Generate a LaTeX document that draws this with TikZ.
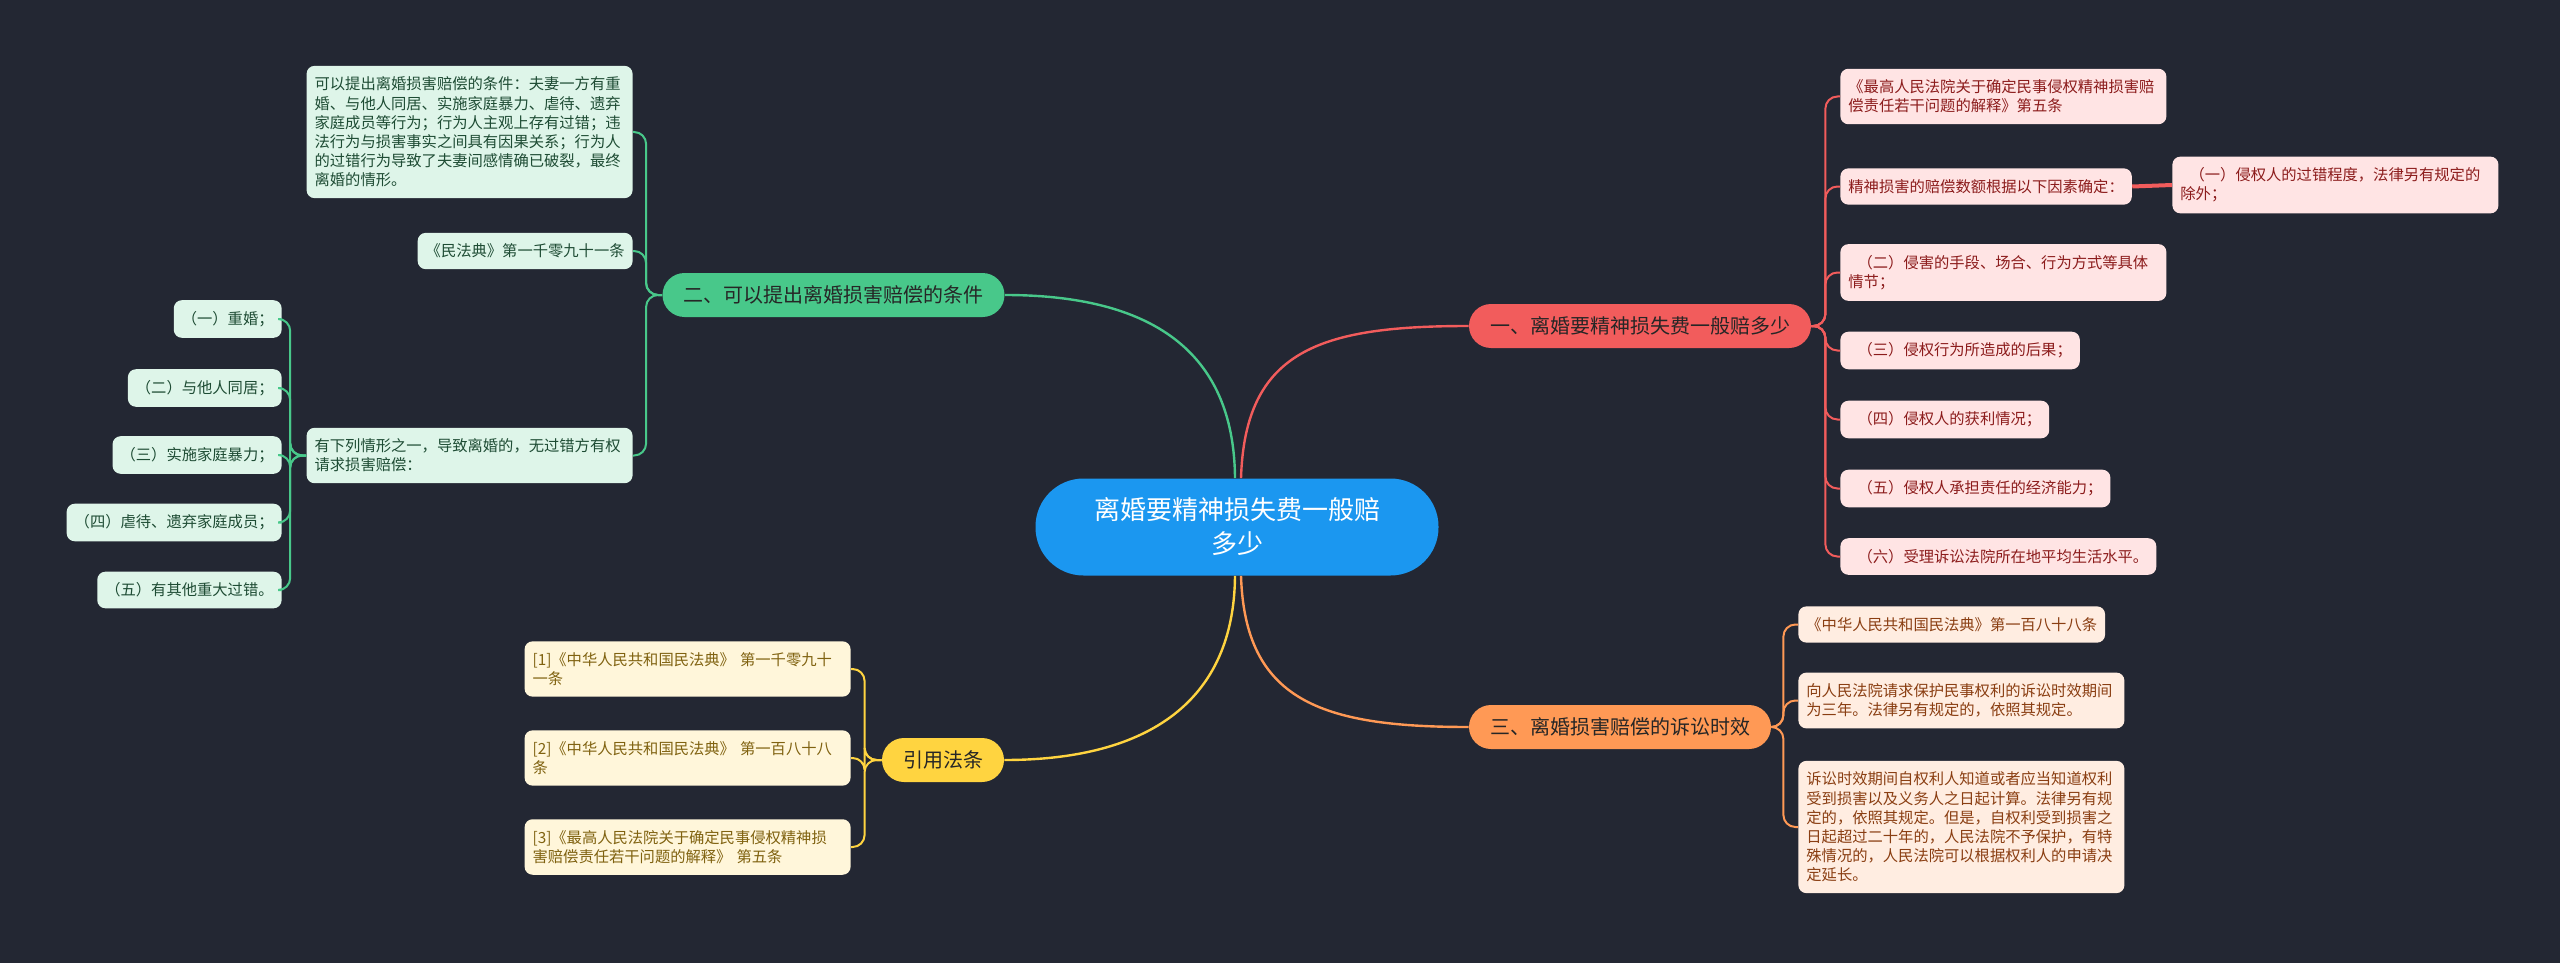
\documentclass[tikz,border=0pt]{standalone}
\usepackage{fontspec}
\setmainfont{Noto Sans CJK SC}
\usetikzlibrary{calc}
\definecolor{bgDark}{RGB}{35,39,51}
\definecolor{rootBlue}{RGB}{27,151,240}
\definecolor{redMain}{RGB}{242,92,92}
\definecolor{redLeaf}{RGB}{255,228,228}
\definecolor{redText}{RGB}{140,28,28}
\definecolor{greenMain}{RGB}{72,200,138}
\definecolor{greenLeaf}{RGB}{222,245,233}
\definecolor{greenText}{RGB}{30,76,52}
\definecolor{orangeMain}{RGB}{255,153,85}
\definecolor{orangeLeaf}{RGB}{255,237,225}
\definecolor{orangeText}{RGB}{138,62,18}
\definecolor{yellowMain}{RGB}{255,212,64}
\definecolor{yellowLeaf}{RGB}{255,246,218}
\definecolor{yellowText}{RGB}{128,98,16}
\tikzset{
  leaf/.style={rounded corners=4pt,inner xsep=4pt,inner ysep=5.5pt,align=left,
    font={\fontsize{7.65}{9.6}\selectfont}},
  wideleaf/.style={leaf,text width=155pt},
  branch/.style={rounded corners=11pt,inner xsep=10.5pt,inner ysep=6pt,minimum height=22pt,
    font={\fontsize{10}{12}\selectfont}},
  redleaf/.style={fill=redLeaf,text=redText,anchor=west},
  greenleaf/.style={fill=greenLeaf,text=greenText,anchor=east},
  orangeleaf/.style={fill=orangeLeaf,text=orangeText,anchor=west},
  yellowleaf/.style={fill=yellowLeaf,text=yellowText,anchor=east},
  mainln/.style={line width=1.2pt},
  subln/.style={line width=1pt,rounded corners=6pt}
}
\begin{document}
\begin{tikzpicture}[x=0.5pt,y=-0.5pt]
\fill[bgDark] (0,0) rectangle (2560,963);
\useasboundingbox (0,0) rectangle (2560,963);

% root and the four branches
\node[fill=rootBlue,text=white,rounded corners=24pt,minimum width=201.5pt,minimum height=48.5pt,
  align=center,font={\fontsize{13}{17}\selectfont}] (root) at (1237,527) {离婚要精神损失费一般赔\\多少};
\node[branch,fill=redMain,text=black!85] (b1) at (1640,326) {一、离婚要精神损失费一般赔多少};
\node[branch,fill=greenMain,text=black!85] (b2) at (833.5,295) {二、可以提出离婚损害赔偿的条件};
\node[branch,fill=orangeMain,text=black!85] (b3) at (1620,727) {三、离婚损害赔偿的诉讼时效};
\node[branch,fill=yellowMain,text=black!85] (b4) at (943,760) {引用法条};

\draw[mainln,redMain] ([xshift=2pt]root.north) .. controls (1245,350) and (1320,326) .. (b1.west);
\draw[mainln,greenMain] ([xshift=-1pt]root.north) .. controls (1234,350) and (1150,295) .. (b2.east);
\draw[mainln,orangeMain] ([xshift=2pt]root.south) .. controls (1245,700) and (1320,727) .. (b3.west);
\draw[mainln,yellowMain] ([xshift=-1pt]root.south) .. controls (1234,700) and (1150,760) .. (b4.east);

% red
\node[wideleaf,redleaf] (r1) at (1840,96.5) {《最高人民法院关于确定民事侵权精神损害赔\\偿责任若干问题的解释》第五条};
\node[leaf,redleaf] (r2) at (1840,186.5) {精神损害的赔偿数额根据以下因素确定：};
\node[wideleaf,redleaf] (r2a) at (2172,185) {\hspace*{0.6em}（一）侵权人的过错程度，法律另有规定的\\除外；};
\node[wideleaf,redleaf] (r3) at (1840,272.5) {\hspace*{0.6em}（二）侵害的手段、场合、行为方式等具体\\情节；};
\node[leaf,redleaf] (r4) at (1840,350.5) {\hspace*{0.6em}（三）侵权行为所造成的后果；};
\node[leaf,redleaf] (r5) at (1840,419.5) {\hspace*{0.6em}（四）侵权人的获利情况；};
\node[leaf,redleaf] (r6) at (1840,488.5) {\hspace*{0.6em}（五）侵权人承担责任的经济能力；};
\node[leaf,redleaf] (r7) at (1840,556.5) {\hspace*{0.6em}（六）受理诉讼法院所在地平均生活水平。};
\foreach \n in {r1,r2,r3,r4,r5,r6,r7}
  \draw[subln,redMain] (b1.east) -- ++(14,0) |- (\n.west);
\draw[redMain,line width=2pt] (r2.east) -- (r2a.west);

% orange
\node[leaf,orangeleaf] (o1) at (1798,624.5) {《中华人民共和国民法典》第一百八十八条};
\node[wideleaf,orangeleaf] (o2) at (1798,700.5) {向人民法院请求保护民事权利的诉讼时效期间\\为三年。法律另有规定的，依照其规定。};
\node[wideleaf,orangeleaf] (o3) at (1798,827) {诉讼时效期间自权利人知道或者应当知道权利\\受到损害以及义务人之日起计算。法律另有规\\定的，依照其规定。但是，自权利受到损害之\\日起超过二十年的，人民法院不予保护，有特\\殊情况的，人民法院可以根据权利人的申请决\\定延长。};
\foreach \n in {o1,o2,o3}
  \draw[subln,orangeMain] (b3.east) -- ++(12,0) |- (\n.west);

% green
\node[wideleaf,greenleaf] (g1) at (633,132) {可以提出离婚损害赔偿的条件：夫妻一方有重\\婚、与他人同居、实施家庭暴力、虐待、遗弃\\家庭成员等行为；行为人主观上存有过错；违\\法行为与损害事实之间具有因果关系；行为人\\的过错行为导致了夫妻间感情确已破裂，最终\\离婚的情形。};
\node[leaf,greenleaf] (g2) at (633,251) {《民法典》第一千零九十一条};
\node[wideleaf,greenleaf] (g3) at (633,455.5) {有下列情形之一，导致离婚的，无过错方有权\\请求损害赔偿：};
\node[leaf,greenleaf] (g3a) at (282,319) {（一）重婚；};
\node[leaf,greenleaf] (g3b) at (282,388) {（二）与他人同居；};
\node[leaf,greenleaf] (g3c) at (282,455) {（三）实施家庭暴力；};
\node[leaf,greenleaf] (g3d) at (282,522.5) {（四）虐待、遗弃家庭成员；};
\node[leaf,greenleaf] (g3e) at (282,590) {（五）有其他重大过错。};
\foreach \n in {g1,g2,g3}
  \draw[subln,greenMain] (b2.west) -- ++(-16,0) |- (\n.east);
\foreach \n in {g3a,g3b,g3c,g3d,g3e}
  \draw[subln,greenMain] (g3.west) -- ++(-16,0) |- (\n.east);

% yellow
\node[wideleaf,yellowleaf] (y1) at (851,669) {[1]《中华人民共和国民法典》 第一千零九十\\一条};
\node[wideleaf,yellowleaf] (y2) at (851,758) {[2]《中华人民共和国民法典》 第一百八十八\\条};
\node[wideleaf,yellowleaf] (y3) at (851,847) {[3]《最高人民法院关于确定民事侵权精神损\\害赔偿责任若干问题的解释》 第五条};
\foreach \n in {y1,y2,y3}
  \draw[subln,yellowMain] (b4.west) -- ++(-17,0) |- (\n.east);
\end{tikzpicture}
\end{document}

————————

■ **Exercise aim**:
From the material above, copy everything exactly but the pictures.

■ **The output**:
Generate a LaTeX document that draws this with TikZ.
\documentclass[tikz,border=0pt]{standalone}
\usepackage{fontspec}
\setmainfont{Noto Sans CJK SC}
\usetikzlibrary{calc}
\definecolor{bgDark}{RGB}{35,39,51}
\definecolor{rootBlue}{RGB}{27,151,240}
\definecolor{redMain}{RGB}{242,92,92}
\definecolor{redLeaf}{RGB}{255,228,228}
\definecolor{redText}{RGB}{140,28,28}
\definecolor{greenMain}{RGB}{72,200,138}
\definecolor{greenLeaf}{RGB}{222,245,233}
\definecolor{greenText}{RGB}{30,76,52}
\definecolor{orangeMain}{RGB}{255,153,85}
\definecolor{orangeLeaf}{RGB}{255,237,225}
\definecolor{orangeText}{RGB}{138,62,18}
\definecolor{yellowMain}{RGB}{255,212,64}
\definecolor{yellowLeaf}{RGB}{255,246,218}
\definecolor{yellowText}{RGB}{128,98,16}
\tikzset{
  leaf/.style={rounded corners=4pt,inner xsep=4pt,inner ysep=5.5pt,align=left,
    font={\fontsize{7.65}{9.6}\selectfont}},
  wideleaf/.style={leaf,text width=155pt},
  branch/.style={rounded corners=11pt,inner xsep=10.5pt,inner ysep=6pt,minimum height=22pt,
    font={\fontsize{10}{12}\selectfont}},
  redleaf/.style={fill=redLeaf,text=redText,anchor=west},
  greenleaf/.style={fill=greenLeaf,text=greenText,anchor=east},
  orangeleaf/.style={fill=orangeLeaf,text=orangeText,anchor=west},
  yellowleaf/.style={fill=yellowLeaf,text=yellowText,anchor=east},
  mainln/.style={line width=1.2pt},
  subln/.style={line width=1pt,rounded corners=6pt}
}
\begin{document}
\begin{tikzpicture}[x=0.5pt,y=-0.5pt]
\fill[bgDark] (0,0) rectangle (2560,963);
\useasboundingbox (0,0) rectangle (2560,963);

% root and the four branches
\node[fill=rootBlue,text=white,rounded corners=24pt,minimum width=201.5pt,minimum height=48.5pt,
  align=center,font={\fontsize{13}{17}\selectfont}] (root) at (1237,527) {离婚要精神损失费一般赔\\多少};
\node[branch,fill=redMain,text=black!85] (b1) at (1640,326) {一、离婚要精神损失费一般赔多少};
\node[branch,fill=greenMain,text=black!85] (b2) at (833.5,295) {二、可以提出离婚损害赔偿的条件};
\node[branch,fill=orangeMain,text=black!85] (b3) at (1620,727) {三、离婚损害赔偿的诉讼时效};
\node[branch,fill=yellowMain,text=black!85] (b4) at (943,760) {引用法条};

\draw[mainln,redMain] ([xshift=2pt]root.north) .. controls (1245,350) and (1320,326) .. (b1.west);
\draw[mainln,greenMain] ([xshift=-1pt]root.north) .. controls (1234,350) and (1150,295) .. (b2.east);
\draw[mainln,orangeMain] ([xshift=2pt]root.south) .. controls (1245,700) and (1320,727) .. (b3.west);
\draw[mainln,yellowMain] ([xshift=-1pt]root.south) .. controls (1234,700) and (1150,760) .. (b4.east);

% red
\node[wideleaf,redleaf] (r1) at (1840,96.5) {《最高人民法院关于确定民事侵权精神损害赔\\偿责任若干问题的解释》第五条};
\node[leaf,redleaf] (r2) at (1840,186.5) {精神损害的赔偿数额根据以下因素确定：};
\node[wideleaf,redleaf] (r2a) at (2172,185) {\hspace*{0.6em}（一）侵权人的过错程度，法律另有规定的\\除外；};
\node[wideleaf,redleaf] (r3) at (1840,272.5) {\hspace*{0.6em}（二）侵害的手段、场合、行为方式等具体\\情节；};
\node[leaf,redleaf] (r4) at (1840,350.5) {\hspace*{0.6em}（三）侵权行为所造成的后果；};
\node[leaf,redleaf] (r5) at (1840,419.5) {\hspace*{0.6em}（四）侵权人的获利情况；};
\node[leaf,redleaf] (r6) at (1840,488.5) {\hspace*{0.6em}（五）侵权人承担责任的经济能力；};
\node[leaf,redleaf] (r7) at (1840,556.5) {\hspace*{0.6em}（六）受理诉讼法院所在地平均生活水平。};
\foreach \n in {r1,r2,r3,r4,r5,r6,r7}
  \draw[subln,redMain] (b1.east) -- ++(14,0) |- (\n.west);
\draw[redMain,line width=2pt] (r2.east) -- (r2a.west);

% orange
\node[leaf,orangeleaf] (o1) at (1798,624.5) {《中华人民共和国民法典》第一百八十八条};
\node[wideleaf,orangeleaf] (o2) at (1798,700.5) {向人民法院请求保护民事权利的诉讼时效期间\\为三年。法律另有规定的，依照其规定。};
\node[wideleaf,orangeleaf] (o3) at (1798,827) {诉讼时效期间自权利人知道或者应当知道权利\\受到损害以及义务人之日起计算。法律另有规\\定的，依照其规定。但是，自权利受到损害之\\日起超过二十年的，人民法院不予保护，有特\\殊情况的，人民法院可以根据权利人的申请决\\定延长。};
\foreach \n in {o1,o2,o3}
  \draw[subln,orangeMain] (b3.east) -- ++(12,0) |- (\n.west);

% green
\node[wideleaf,greenleaf] (g1) at (633,132) {可以提出离婚损害赔偿的条件：夫妻一方有重\\婚、与他人同居、实施家庭暴力、虐待、遗弃\\家庭成员等行为；行为人主观上存有过错；违\\法行为与损害事实之间具有因果关系；行为人\\的过错行为导致了夫妻间感情确已破裂，最终\\离婚的情形。};
\node[leaf,greenleaf] (g2) at (633,251) {《民法典》第一千零九十一条};
\node[wideleaf,greenleaf] (g3) at (633,455.5) {有下列情形之一，导致离婚的，无过错方有权\\请求损害赔偿：};
\node[leaf,greenleaf] (g3a) at (282,319) {（一）重婚；};
\node[leaf,greenleaf] (g3b) at (282,388) {（二）与他人同居；};
\node[leaf,greenleaf] (g3c) at (282,455) {（三）实施家庭暴力；};
\node[leaf,greenleaf] (g3d) at (282,522.5) {（四）虐待、遗弃家庭成员；};
\node[leaf,greenleaf] (g3e) at (282,590) {（五）有其他重大过错。};
\foreach \n in {g1,g2,g3}
  \draw[subln,greenMain] (b2.west) -- ++(-16,0) |- (\n.east);
\foreach \n in {g3a,g3b,g3c,g3d,g3e}
  \draw[subln,greenMain] (g3.west) -- ++(-16,0) |- (\n.east);

% yellow
\node[wideleaf,yellowleaf] (y1) at (851,669) {[1]《中华人民共和国民法典》 第一千零九十\\一条};
\node[wideleaf,yellowleaf] (y2) at (851,758) {[2]《中华人民共和国民法典》 第一百八十八\\条};
\node[wideleaf,yellowleaf] (y3) at (851,847) {[3]《最高人民法院关于确定民事侵权精神损\\害赔偿责任若干问题的解释》 第五条};
\foreach \n in {y1,y2,y3}
  \draw[subln,yellowMain] (b4.west) -- ++(-17,0) |- (\n.east);
\end{tikzpicture}
\end{document}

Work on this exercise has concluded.